December 7, 2011 – March 28, 2013:
Five public meetings were held to discuss the design of the Kingsley Park Restoration Project. After the final public meeting, the project went into design phase.

January 2014:
Invasive Norway maples were removed from the Kingsley Park grove in preparation for construction, and the re-planting of native trees and shrubs in Summer 2014.

March 2014:
Project designs were finalized put out to bid. The bidding period closed on March 14th. A public, pre-construction information session was held on March 31st.  The project contract was awarded to SumCo of Salem, MA.

May 12-28 2014:
The Lower Loop pathway undergoes improvements to prep the site as a main detour during the upcoming closure of Kingsley Park.

May 29– November 3:
Construction of Phase I Kingsley Park Restoration Project. With the exception of the lower Perimeter Path along the shoreline, Kingsley Park will be closed to all visitor traffic, including pets, during construction.

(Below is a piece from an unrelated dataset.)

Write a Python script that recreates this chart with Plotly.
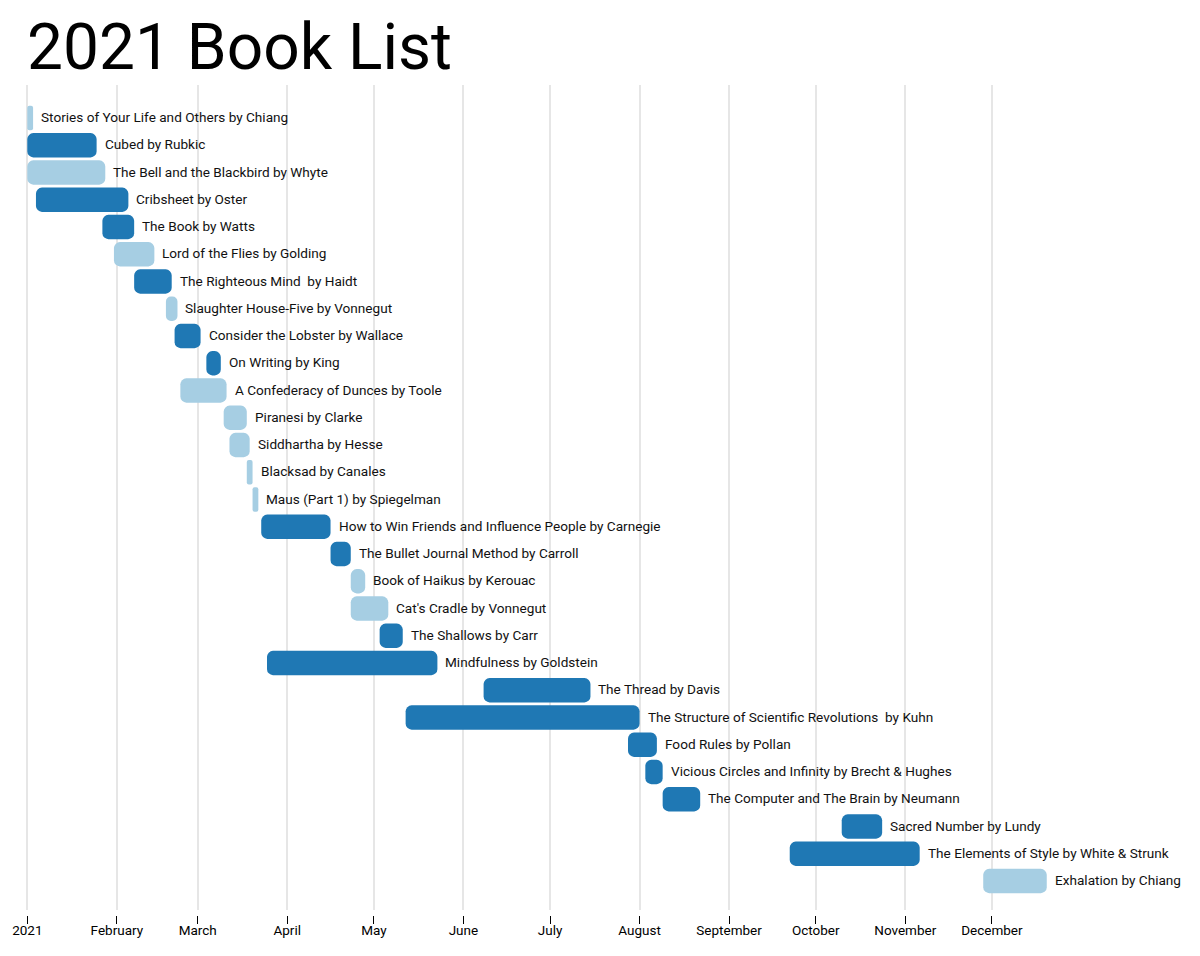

Select restoration areas with the park will remain fenced-off from all human and pet traffic after construction is completed until the vegetation is established enough to endure foot traffic.



The full timeline for following phases of the restoration is to be determined.

The Kingsley Park Restoration Project aims to restore the historic value of Kingsley Park while improving circulation pathways, drainage, and native species among the forested groves, as well as meeting universal access specifications and adding discovery zones.  Improvements featured in the restoration plan meet several goals of the Fresh Pond Master Plan, and are designed to preserve and enhance the park to protect Fresh Pond’s water and recreational quality for generations to come.

Kingsley Park is already beautiful, and “the Bowl” has already been improved, so what about it needs fixing?

Kingsley Park is, yes, an aesthetic jewel of Cambridge and already valuable habitat for wildlife.  However, its natural and human-made features have sustained pressures from over a century of intensive use.  If not addressed now, these impacts will become serious threats to the park’s integrity.  Problems to be remediated include: 

  • severe soil compaction that hinders vegetation growth and exacerbates muddy runoff,
  • flooding along the Perimeter path at the foot of Kingsley Park’s hilltop,
  • cracking at the base of historic overlooks, threatening stability and safety,
  • paths which are not American Disabilities Act compliant, and are in need of repair,
  • benches and swing-set in need of replacement,
  • maintenance needs for the irrigation system, and
  • impairment of native forest habitat by invasive plant species.

The design process began in 2011 with input from numerous public meetings to better incorporate the concerns of Cambridge residents in the final design. The resulting plan is a three-phase, holistic approach to much-needed restoration at Kingsley Park.  Construction for Phase I will begin in April 2014 after designs are completed during the winter months. Presentations from all public meetings are available for download under the "Documents" tab.  Project design rendering will be posted as they are finalized. 

Success will not be possible without your cooperation.

Input from community members has aided the Cambridge Water Department in directing an effective and socially-relevant restoration design.  In this next phase, construction, we ask for your patience and cooperation by staying out of the project area.  All of Kingsley Park will be closed to visitors and their pets from April-September 2014 during construction.  Thank you for your assistance and cooperation; it is what makes restoration success at Fresh Pond possible.